### What you are asked to do
Pick every line from the data that holds the word "this".

[Charts and diagrams as code]
□ □ □ □ □ □ □

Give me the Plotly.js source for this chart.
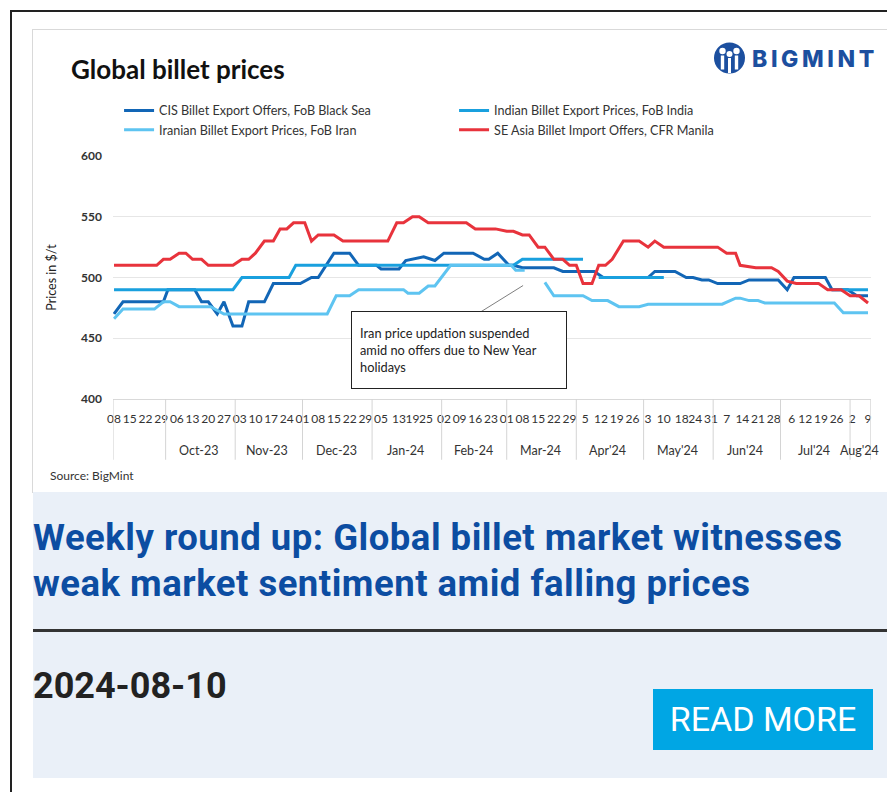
<!DOCTYPE html>
<html>
<head>
<meta charset="utf-8">
<script src="https://cdn.plot.ly/plotly-3.0.1.min.js"></script>
<style>
  html, body { margin:0; padding:0; background:#fff; width:887px; height:792px; overflow:hidden; }
  .frame { position:absolute; left:10px; top:10px; width:900px; height:800px; border-left:2px solid #222; border-top:2px solid #222; }
  .card { position:absolute; left:32px; top:29px; width:856px; height:462px; border:1px solid #d9d9d9; background:#fff; }
  #chart { position:absolute; left:0; top:0; width:856px; height:462px; }
  .logo { position:absolute; left:713px; top:42px; height:34px; display:flex; align-items:center; }
  .logo span { font-family:'Inter', sans-serif; font-weight:800; font-size:23px; letter-spacing:3.6px; color:#1c4f9f; margin-left:6px; }
  .news { position:absolute; left:33px; top:492px; width:860px; height:286px; background:#eaf0f8; }
  .headline { position:absolute; left:33px; top:515px; width:880px; font-family:'Roboto', sans-serif; font-weight:700; font-size:36.5px; line-height:46px; color:#0c4da2; letter-spacing:0.5px; white-space:nowrap; }
  .rule { position:absolute; left:33px; top:629px; width:860px; height:3px; background:#333; }
  .date { position:absolute; left:33px; top:666px; font-family:'Roboto', sans-serif; font-weight:700; font-size:36px; line-height:40px; color:#222; }
  .btn { position:absolute; left:653px; top:689px; width:220px; height:61px; background:#00a6e4; color:#fff; font-family:'Roboto', sans-serif; font-size:34px; line-height:61px; text-align:center; }
</style>
</head>
<body>
<div class="frame"></div>
<div class="card"><div id="chart"></div></div>
<div class="logo">
  <svg width="33" height="34" viewBox="0 0 33 34">
    <circle cx="16.5" cy="16" r="15.5" fill="#1c4f9f"/>
    <circle cx="9.5" cy="9" r="3.2" fill="#fff"/>
    <circle cx="23.5" cy="9" r="3.2" fill="#fff"/>
    <circle cx="16.5" cy="12" r="3" fill="#fff"/>
    <rect x="7.8" y="13.5" width="3.4" height="14" fill="#fff"/>
    <rect x="21.8" y="13.5" width="3.4" height="14" fill="#fff"/>
    <rect x="15" y="16" width="3" height="15" fill="#fff"/>
  </svg>
  <span>BIGMINT</span>
</div>
<div class="news"></div>
<div class="headline">Weekly round up: Global billet market witnesses<br>weak market sentiment amid falling prices</div>
<div class="rule"></div>
<div class="date">2024-08-10</div>
<div class="btn">READ MORE</div>

<script>
// ---------- data ----------
const seriesNames = [
  'CIS Billet Export Offers, FoB Black Sea',
  'Indian Billet Export Prices, FoB India',
  'Iranian Billet Export Prices, FoB Iran',
  'SE Asia Billet Import Offers, CFR Manila'
];

const cisDates = ['2023-09-08','2023-09-12','2023-09-30','2023-10-02','2023-10-14','2023-10-17','2023-10-20','2023-10-24','2023-10-27','2023-10-31','2023-11-04','2023-11-07','2023-11-14','2023-11-18','2023-11-30','2023-12-05','2023-12-08','2023-12-15','2023-12-22','2023-12-26','2024-01-03','2024-01-05','2024-01-13','2024-01-16','2024-01-24','2024-01-29','2024-02-02','2024-02-15','2024-02-20','2024-02-22','2024-02-26','2024-03-02','2024-03-04','2024-03-08','2024-03-22','2024-03-26','2024-04-09','2024-04-13','2024-05-03','2024-05-06','2024-05-15','2024-05-20','2024-05-23','2024-05-27','2024-05-30','2024-06-03','2024-06-13','2024-06-17','2024-06-30','2024-07-04','2024-07-07','2024-07-21','2024-07-24','2024-07-31','2024-08-04','2024-08-09'];
const cisValues = [470,480,480,490,490,480,480,470,480,460,460,480,480,495,495,500,500,520,520,510,510,507,507,514,517,514,520,520,515,515,520,510,510,508,508,505,505,500,500,505,505,500,500,498,498,495,495,498,498,490,500,500,490,490,485,485];

const indianDates = ['2023-09-08','2023-10-31','2023-11-04','2023-11-25','2023-11-28','2024-03-04','2024-03-08','2024-04-04','2024-04-07','2024-04-11','2024-05-10','2024-06-15','2024-07-24','2024-08-09'];
const indianValues = [490,490,500,500,510,510,515,515,null,500,500,null,490,490];

const iranDates = ['2023-09-08','2023-09-12','2023-09-26','2023-09-30','2023-10-03','2023-10-07','2023-10-21','2023-10-27','2023-12-12','2023-12-16','2023-12-22','2023-12-26','2024-01-15','2024-01-17','2024-01-22','2024-01-26','2024-01-29','2024-02-05','2024-03-03','2024-03-05','2024-03-09','2024-03-13','2024-03-18','2024-03-22','2024-04-04','2024-04-08','2024-04-15','2024-04-20','2024-04-29','2024-05-03','2024-06-05','2024-06-11','2024-06-13','2024-06-17','2024-06-21','2024-06-24','2024-07-25','2024-07-29','2024-08-09'];
const iranValues = [466,474,474,480,480,476,476,470,470,485,485,490,490,487,487,493,493,510,510,506,506,null,496,485,485,481,481,476,476,478,478,483,483,481,481,479,479,471,471];

const seaDates = ['2023-09-08','2023-09-27','2023-09-30','2023-10-03','2023-10-07','2023-10-10','2023-10-13','2023-10-17','2023-10-20','2023-10-31','2023-11-04','2023-11-07','2023-11-10','2023-11-14','2023-11-18','2023-11-21','2023-11-24','2023-11-27','2023-12-02','2023-12-05','2023-12-08','2023-12-15','2023-12-19','2024-01-08','2024-01-12','2024-01-15','2024-01-19','2024-01-22','2024-01-26','2024-02-12','2024-02-16','2024-02-25','2024-03-01','2024-03-04','2024-03-08','2024-03-11','2024-03-15','2024-03-18','2024-03-22','2024-03-26','2024-03-29','2024-04-01','2024-04-04','2024-04-08','2024-04-11','2024-04-14','2024-04-17','2024-04-22','2024-04-29','2024-05-03','2024-05-06','2024-05-10','2024-06-03','2024-06-07','2024-06-11','2024-06-13','2024-06-20','2024-06-27','2024-06-30','2024-07-04','2024-07-08','2024-07-18','2024-07-22','2024-07-28','2024-08-01','2024-08-05','2024-08-09'];
const seaValues = [510,510,515,515,520,520,515,515,510,510,515,515,520,530,530,540,540,545,545,530,535,535,530,530,545,545,550,550,545,545,540,540,538,538,535,535,525,525,515,515,510,510,495,495,510,510,515,530,530,525,530,525,525,520,520,510,508,508,505,497,495,495,490,490,485,485,479];

const tickDates = ['2023-09-08','2023-09-15','2023-09-22','2023-09-29','2023-10-06','2023-10-13','2023-10-20','2023-10-27','2023-11-03','2023-11-10','2023-11-17','2023-11-24','2023-12-01','2023-12-08','2023-12-15','2023-12-22','2023-12-29','2024-01-05','2024-01-13','2024-01-19','2024-01-25','2024-02-02','2024-02-09','2024-02-16','2024-02-23','2024-03-01','2024-03-08','2024-03-15','2024-03-22','2024-03-29','2024-04-05','2024-04-12','2024-04-19','2024-04-26','2024-05-03','2024-05-10','2024-05-18','2024-05-24','2024-05-31','2024-06-07','2024-06-14','2024-06-21','2024-06-28','2024-07-06','2024-07-12','2024-07-19','2024-07-26','2024-08-02','2024-08-09'];
const tickLabels = ['08','15','22','29','06','13','20','27','03','10','17','24','01','08','15','22','29','05','13','19','25','02','09','16','23','01','08','15','22','29','5','12','19','26','3','10','18','24','31','7','14','21','28','6','12','19','26','2','9'];

const monthLabels = ['Oct-23','Nov-23','Dec-23','Jan-24','Feb-24','Mar-24',"Apr'24","May'24","Jun'24","Jul'24","Aug'24"];
const monthCenters = ['2023-10-16','2023-11-15','2023-12-16','2024-01-16','2024-02-15','2024-03-16','2024-04-15','2024-05-16','2024-06-15','2024-07-16','2024-08-05'];
const monthBounds = ['2023-09-07 14:00','2023-10-01','2023-11-01','2023-12-01','2024-01-01','2024-02-01','2024-03-01','2024-04-01','2024-05-01','2024-06-01','2024-07-01','2024-08-01','2024-08-10 06:00'];

const colors = ['#1266b6','#19a0de','#5ec4f1','#e8333c'];

// ---------- chart ----------
const FONT = 'Lato, "Open Sans", sans-serif';
const xs = [cisDates, indianDates, iranDates, seaDates];
const ys = [cisValues, indianValues, iranValues, seaValues];
const traces = seriesNames.map((n, i) => ({
  type: 'scatter', mode: 'lines', name: n,
  x: xs[i], y: ys[i], connectgaps: false,
  line: { color: colors[i], width: 3 }
}));

const shapes = monthBounds.map(d => ({
  type: 'line', xref: 'x', yref: 'paper', x0: d, x1: d, y0: 0, y1: -0.25,
  line: { color: '#d4d4d4', width: 1 }
}));

const annotations = monthLabels.map((m, i) => ({
  xref: 'x', yref: 'paper', x: monthCenters[i], y: -0.21, yanchor: 'middle',
  text: m, showarrow: false, font: { family: FONT, size: 12.5, color: '#333' }
}));
annotations.push({
  xref: 'paper', yref: 'paper', x: -0.086, y: -0.316, xanchor: 'left', yanchor: 'middle',
  text: 'Source: BigMint', showarrow: false, font: { family: FONT, size: 12, color: '#333' }
});
// pointer line from the note box to the gap in the Iranian series
annotations.push({
  xref: 'x', yref: 'y', x: '2024-03-08 07:00', y: 493.4,
  ax: -45, ay: 28, axref: 'pixel', ayref: 'pixel',
  showarrow: true, arrowhead: 0, arrowwidth: 1, arrowcolor: '#7f7f7f',
  text: '', font: { size: 1 }, borderpad: 0, standoff: 0, startstandoff: 0
});
// note box
annotations.push({
  xref: 'x', yref: 'y', x: '2024-02-08 17:00', y: 440.2, xanchor: 'center', yanchor: 'middle',
  showarrow: false,
  text: 'Iran price updation suspended<br>amid no offers due to New Year<br>holidays',
  align: 'left', valign: 'middle', width: 198, height: 60, borderpad: 8,
  bordercolor: '#222', borderwidth: 1, bgcolor: '#fff',
  font: { family: FONT, size: 12.8, color: '#222' }
});

const layout = {
  width: 856, height: 462,
  margin: { l: 80, r: 18, t: 126, b: 93 },
  paper_bgcolor: '#fff', plot_bgcolor: '#fff',
  showlegend: true,
  title: { text: 'Global billet prices', x: 38/856, xanchor: 'left', y: 1 - 40/462, yanchor: 'middle',
           font: { family: FONT, size: 26, weight: 700, color: '#111' } },
  legend: { orientation: 'h', x: 0.008, xanchor: 'left', y: 1.248, yanchor: 'top',
            entrywidth: 290, entrywidthmode: 'pixels', traceorder: 'normal',
            font: { family: FONT, size: 12.6, color: '#333' }, bgcolor: 'rgba(0,0,0,0)' },
  xaxis: {
    type: 'date', range: ['2023-09-07 13:00', '2024-08-10 08:00'],
    tickmode: 'array', tickvals: tickDates, ticktext: tickLabels,
    ticks: 'outside', ticklen: 9, tickcolor: 'rgba(0,0,0,0)',
    tickangle: 0, showgrid: false, zeroline: false,
    showline: true, linecolor: '#d9d9d9', linewidth: 1,
    tickfont: { family: FONT, size: 12, color: '#333' }
  },
  yaxis: {
    range: [400, 600], tickvals: [400, 450, 500, 550, 600],
    showgrid: true, gridcolor: '#e6e6e6', gridwidth: 1, zeroline: false,
    ticks: '', ticklabelstandoff: 10,
    tickfont: { family: FONT, size: 12, weight: 700, color: '#333' },
    title: { text: 'Prices in $/t', standoff: 21, font: { family: FONT, size: 12.5, color: '#222' } }
  },
  shapes: shapes,
  annotations: annotations,
  hovermode: false
};

Plotly.newPlot('chart', traces, layout, { staticPlot: true, displayModeBar: false });
</script>
</body>
</html>
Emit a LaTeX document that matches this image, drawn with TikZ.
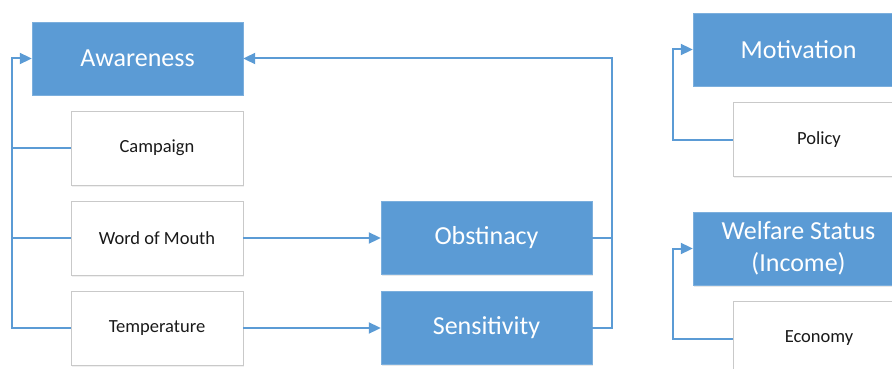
\documentclass[tikz,border=0pt]{standalone}
\usepackage{fontspec}
\setmainfont{Carlito}
\usetikzlibrary{arrows.meta,shadows}

\definecolor{boxblue}{HTML}{5B9BD5}
\definecolor{lineblue}{HTML}{5B9BD5}
\definecolor{boxgrey}{HTML}{C9C9C9}

\begin{document}
\begin{tikzpicture}[x=1pt,y=-1pt,
    mainbox/.style={draw=boxblue!80!white, fill=boxblue, text=white, minimum width=211pt, minimum height=73pt, inner sep=0pt, align=center, font=\fontsize{26}{32}\selectfont, drop shadow={opacity=0.18, shadow xshift=1pt, shadow yshift=-1.5pt}},
    factor/.style={draw=boxgrey, fill=white, text=black!90, minimum width=172pt, minimum height=74pt, inner sep=0pt, font=\fontsize{18.5}{22}\selectfont, drop shadow={opacity=0.12, shadow xshift=1pt, shadow yshift=-1.5pt}},
    link/.style={draw=lineblue, line width=2pt},
    arr/.style={link, -{Triangle[length=12pt,width=11pt]}}]
            \useasboundingbox (0,0) rectangle (892,369);
            \clip (0,0) rectangle (892,369);

            % left block
            \node[mainbox] (aware) at (137.5,58.5) {Awareness};
            \node[factor] (campaign) at (157,148) {Campaign};
            \node[factor] (mouth) at (157,238) {Word of Mouth};
            \node[factor] (temp) at (157,328) {Temperature};
            \node[mainbox] (obst) at (486.5,237.5) {Obstinacy};
            \node[mainbox] (sens) at (486.5,327.5) {Sensitivity};

            % right block
            \node[mainbox] (motiv) at (798.5,49.5) {Motivation};
            \node[factor] (policy) at (819,139.5) {Policy};
            \node[mainbox] (welfare) at (798.5,248.5) {Welfare Status\\(Income)};
            \node[factor] (economy) at (819,338.5) {Economy};

            \coordinate (lbus) at (12,0);
            \coordinate (rbus) at (612,0);
            \coordinate (mbus) at (673,0);

            \draw[arr] (temp.west) -- (temp.west -| lbus) |- (aware.west);
            \draw[link] (campaign.west) -- (campaign.west -| lbus);
            \draw[link] (mouth.west) -- (mouth.west -| lbus);

            \draw[arr] (mouth.east) -- (mouth.east -| obst.west);
            \draw[arr] (temp.east) -- (temp.east -| sens.west);

            \draw[arr] (sens.east) -- (sens.east -| rbus) |- (aware.east);
            \draw[link] (obst.east) -- (obst.east -| rbus);

            \draw[arr] (policy.west) -- (policy.west -| mbus) |- (motiv.west);
            \draw[arr] (economy.west) -- (economy.west -| mbus) |- (welfare.west);
\end{tikzpicture}
\end{document}
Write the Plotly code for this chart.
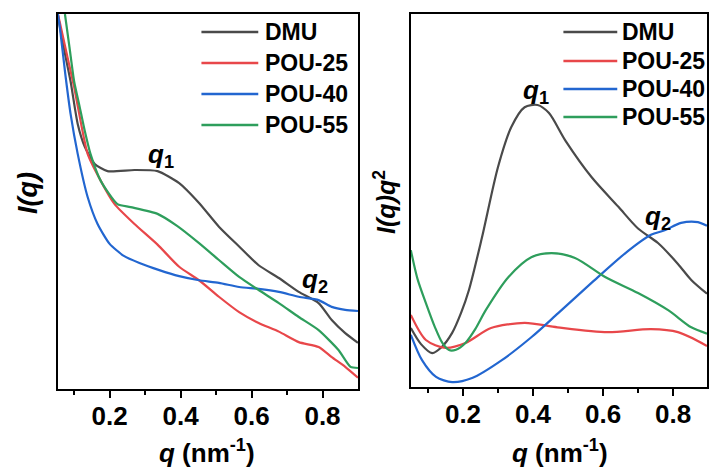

□ □ □ □ □ □ □

### Output of the task
Give me the Plotly.js source for this chart.
Emit a LaTeX document that matches this image, drawn with TikZ.
Write the Plotly code for this chart.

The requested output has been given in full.